Update: Horrible-Smell Hog Farm Case Wins $50 Million From Smithfield - Modern Farmer

Update: Horrible-Smell Hog Farm Case Wins $50 Million From Smithfield

Smithfield vows to appeal, but the first verdict favors the plaintiffs.

This is a hog smelling, not a hog's smell.
Photography HomeAndGardners on Flickr

The case involved ten plaintiffs in North Carolina who are unlucky enough to live near a major industrial hog operation. That operation, Kinlaw Farms, is not the target of the lawsuit; Kinlaw is ultimately beholden to Smithfield Foods, theh company for which they raise hogs. The plaintiffs alleged that the use of anaerobic lagoons – literally huge pits of hog feces – has negatively affected their quality of life thanks to putrid odors, buzzards, and swarms of insects. (For more info on the case, check out our earlier coverage.)

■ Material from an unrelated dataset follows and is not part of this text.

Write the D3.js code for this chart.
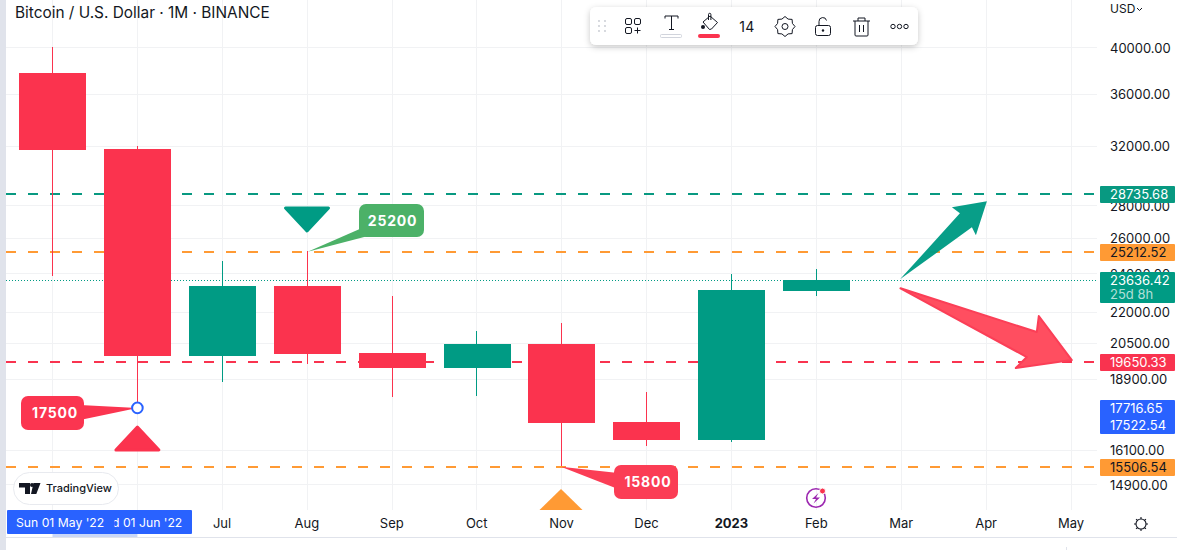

A federal jury, after a two-day deliberation, awarded over $50 million to the plaintiffs: $75,000 each in compensatory damages and $5 million each in punitive damages. Interestingly, and disturbingly, even if the case survives on appeal, the plaintiffs may not be able to secure the latter money.

In the past four years, since the suit was filed, lawmakers with financial ties to the lucrative hog industry have attempted to put a hard cap on the amount of money a plaintiff can receive in this kind of lawsuit. Despite a veto from the North Carolina’s governor, that hard cap passed, which limits the amount of damages to three times the compensatory damages, which would be only $225,000, far less than the amount the jury ruled the plaintiffs are entitled to.

Smithfield released a statement calling the verdict “an outrageous attack on animal agriculture, rural North Carolina and thousands of independent family farmers who own and operate contract farms.” (The Office of the Inspector General recently declared that contract farmers are so thoroughly controlled by their corporate clients that they can’t be considered independent. And Kinlaw Farms, the “independent” family farm in this case, wasn’t even a defendant.)

In the statement, Smithfield vowed to appeal the decision.